Utilities and Convenience tools

Record Import

It is quite common that a consumer might wish to forward a record to a producer using the same record definition, either completely unaltered or with minor modifications. To avoid explicitly copying the record, thus wasting valuable computational resources, one has the option of importing records directly to a producer. This can be done with the importRecord methods, which have the same signatures as the put methods used to add entirely new records to a writer.

The following snippet demonstrates how one can forward all records read from a reader to a writer without making any modification

for(GenericRecord rec: reader) {
   if(writer.getStatus() == Status.Close || writer.getStatus() == Status.Dispose)
      break;
   if(!writer.importRecord(rec, 60, TimeUnit.SECONDS))
	break;
}

The following snippet demonstrates how one can modify a known record field, leaving all other fields unchanged. In fact, one can be unaware of the existence of fields other than those which one is interested.

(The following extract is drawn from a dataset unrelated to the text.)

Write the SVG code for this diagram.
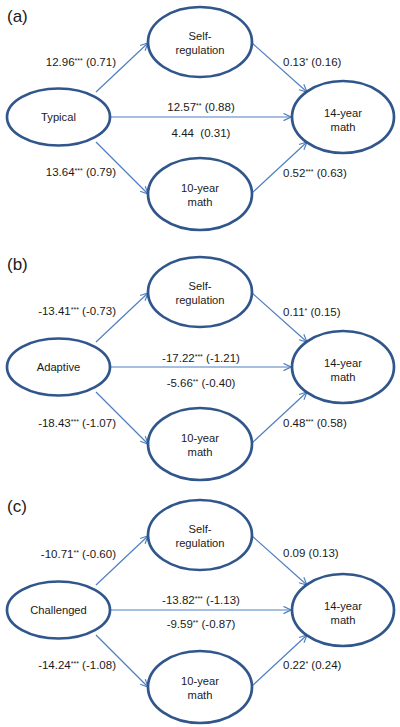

for(GenericRecord rec: reader) {
   ((StringField)rec.getField("payloadField")).setPayload("Modified payload");
   if(writer.getStatus() == Status.Close || writer.getStatus() == Status.Dispose)
      break;
   if(!writer.importRecord(rec, 60, TimeUnit.SECONDS))
	break;
}

Keep-Alive Functionality

Both forward and random access readers can have keep-alive functionality added to them using a typical decorator pattern. This functionality can be useful if a consumer wishes to delay the consumption of records for long periods of time and the producer has no indication of this behavior. In simple cases when the implementation of a transport protocol using events is not desirable, a keep-alive reader can be used in order to keep the communication channel open, by periodically reading records. Keep-alive functionality is transparent to the client, as each time a get method is called, the record either originates from the set of prefetched records, or it is actually read directly from the underlying reader. The order of records is guaranteed to be the same as if the underlying reader was used on its own. The following snippet demonstrates the creation of a keep-alive reader with a period of record retrieval of 30 seconds:

IRecordReader<Record> reader = new ForwardReader<Record>(this.locator);
reader = new KeepAliveReader<Record>(reader, 30, TimeUnit.SECONDS);

Locator Utilities

The Locators class provides locator-related convenience methods. Currently, the class provides a Local-to-TCP converter utility which can be useful if it cannot be known in advance whether a produced resultset should be available only locally or be exposed remotely through TCP. The result producer could then produce its results locally and the results can be exposed through TCP by converting the locator to a TCP locator if it is deemed necessary. The exact way of converting a local locator to TCP is shown in the following snippet:

URI localLocator = ... //An operation returning a local locator
URI TCPLocator = Locators.localToTCP(localLocator);

HTTP Protocol

gRS can also work on top of HTTP instead of TCP. The transferred messages are in XML format. There are corresponding HTTP classes for ConnectionManger, Proxies, etc that can be used instead of the TCP classes to enable this functionality.

Note that a both ends need to use the same protocol in order to be able to communicate.